SHDHS’s production of Little Shop of Horrors runs May 26-28

By Dan Rankin

Chaos came gradually into order at the insistence of longtime SHDHS drama teacher Mary Beth Jantzi in the school’s big gym Wednesday evening as the cast and crew of the upcoming production of “Little Shop of Horrors,” set up for a rehearsal. After over five months of work, the musical hits the stage two weeks from now and runs for three 7:30 pm performances May 26- 28. Tickets are $10 and are available now from SHDHS and Hansen’s.

Wednesday, they were working on a climactic scene between Ethan Keyes, who stars as flower shop worker Seymour, and Rebekah Pfaff, who portrays Seymour’s love interest Audrey. Noticeably missing from the stage however was Audrey II, the show’s famous man-eating plant, which by the scene in question has grown quite massive indeed. Several props representing the devious flora as it grows in size throughout the show are in various stages of development, including one almost the size of a Volkswagen Beetle that will be capable of swallowing actors whole.

“The Puppet of Audrey II is definitely the biggest challenge of the show,” said Jantzi, the show’s director/producer. “It’s really fun and really cool, and we’re all really excited about it, but it’s definitely the biggest challenge.”

Including the cast and crew, about 40 people are involved with the production, including SHDHS staff members Isaac Moore, who will serve as band leader and music director Kate Milner.

Jantzi said this show will be her “swan song,” as this will be her final year at the school. In the 25 years she’s been at the school she said they have tried to put on a show regularly at a rate of once every year, or every other year. “In my experience it’s only the last few years we’ve done musicals though, and only because I’ve got a great team at the school to help out,” she said.

“It’s really coming together now,” said Keyes, 18. “It’s eye opening that people in the cast from age 13 to 23 can all connect and put on an amazing show – based around some ridiculous things like a giant plant taking over the world – but seeing them all come together was really nice.”

Keyes has been involved in drama since he was in Grade 4, when he attended Lester B. Pearson School for the Arts in London. But then it was mainly Shakespeare; musicals are a newer challenge for him.

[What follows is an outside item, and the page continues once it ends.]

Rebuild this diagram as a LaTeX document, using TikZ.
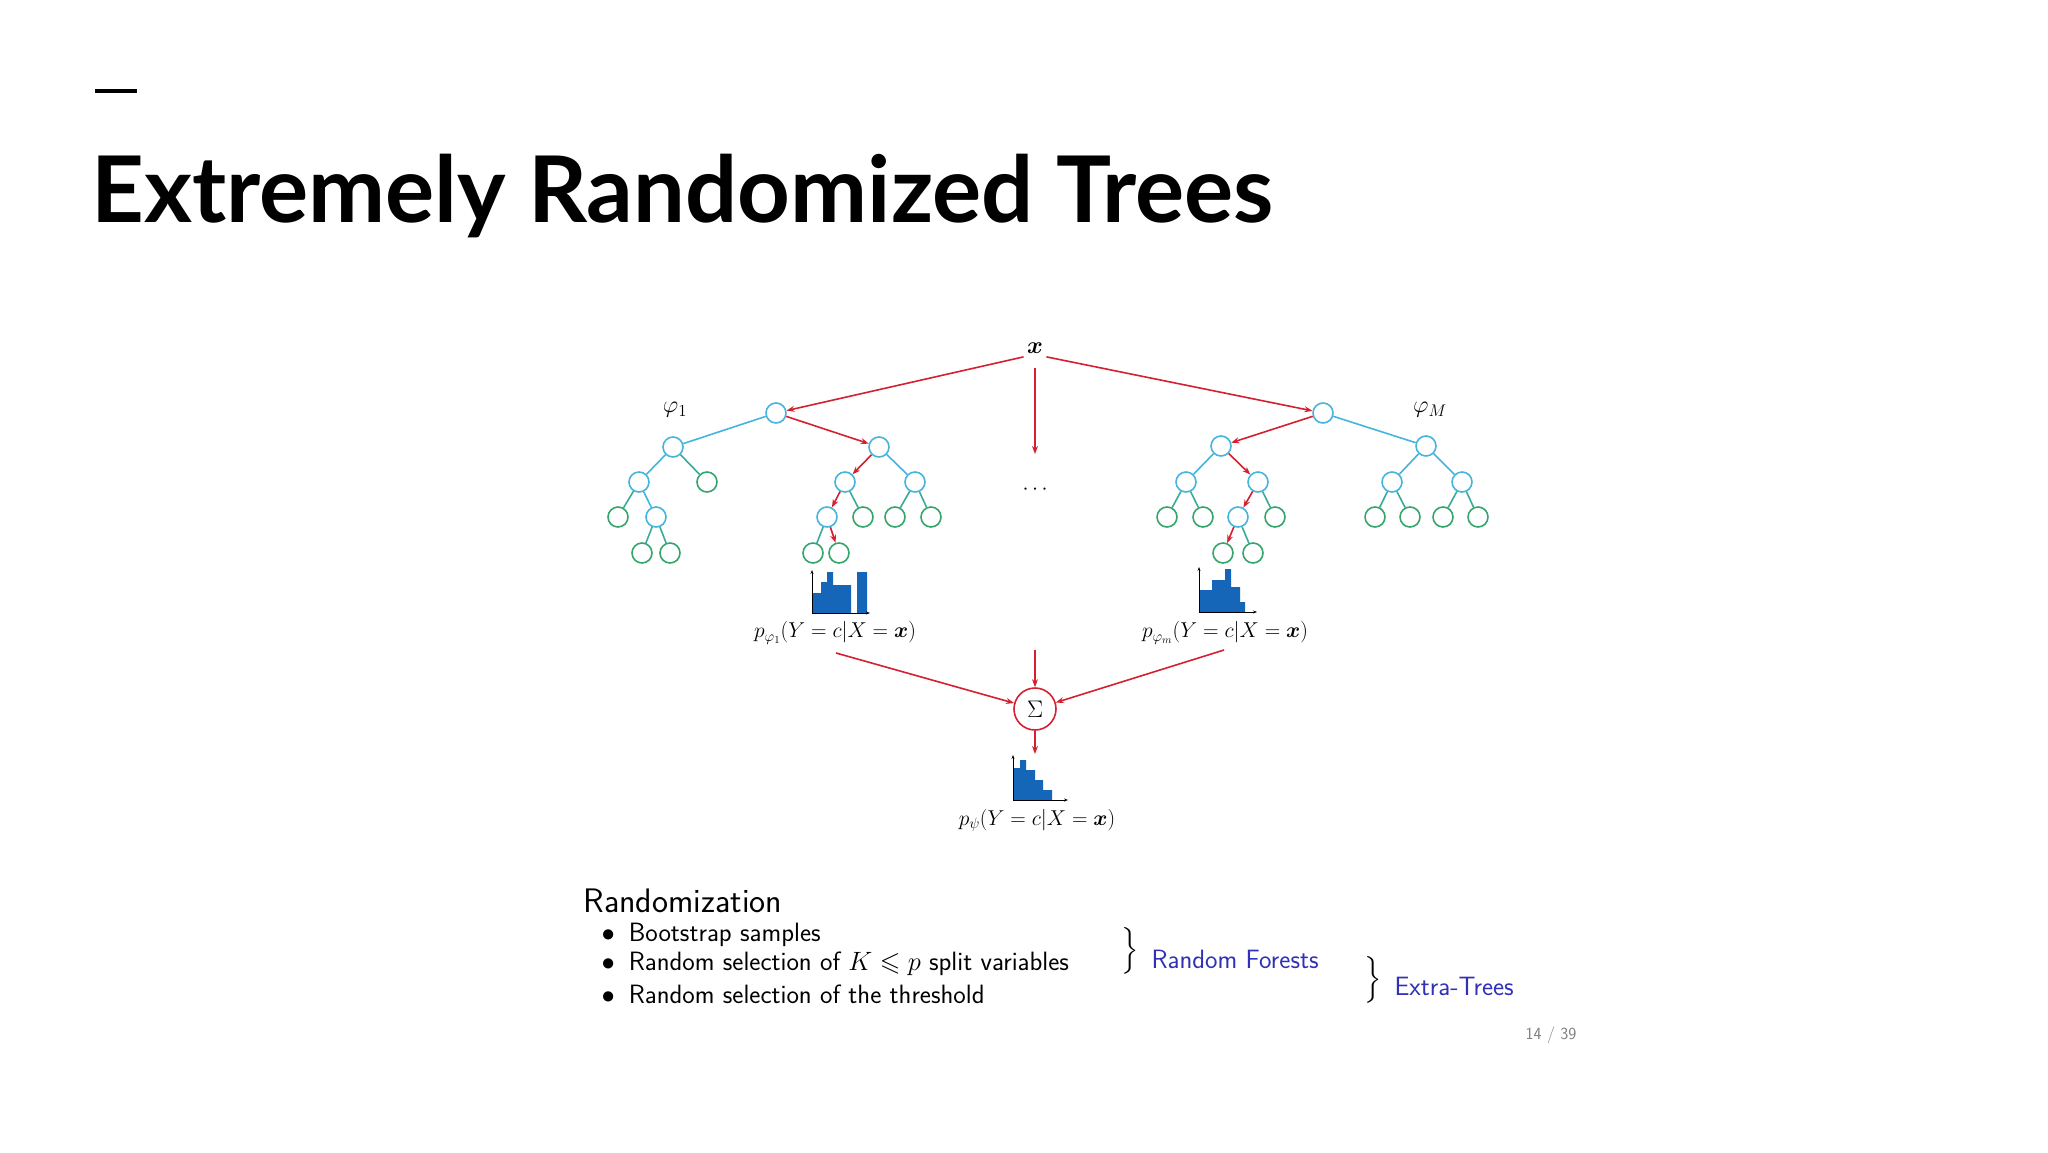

“At Lester B. Pearson I did singing, dancing, violin, piano. You get to see what you want to do in the arts, and I really love theatre,” he said. “I like to sing, but it wasn’t fully where I wanted to go. Musicals are like the best of both worlds in the sense I was able to not only act but sing, and put both of those passions together.”

In October, Keyes played Ambrose Kemper in “Hello, Dolly!” at The Grand Theatre. He has also recently been accepted to York University’s Theatre program, but he’s not sure if he’ll head straight into further studies. “I might take the year off and make some money getting work experience in theatre, get an agent, go to Toronto and explore that avenue,” he said. “I’m not sure yet.”

In the meantime, Keyes can’t wait for the curtain to raise on SHDHS’s “Little Shop of Horrors.”

“I’ve had other friends do this show and I’ve seen their productions,” he said. “I’ve been excited to do my version, of what I think Seymour is and what I want to bring to ‘Little Shop of Horrors.’ I’m so excited for the end of May because I’ll get to show what I’m capable of and what we’ve all been working so hard for.”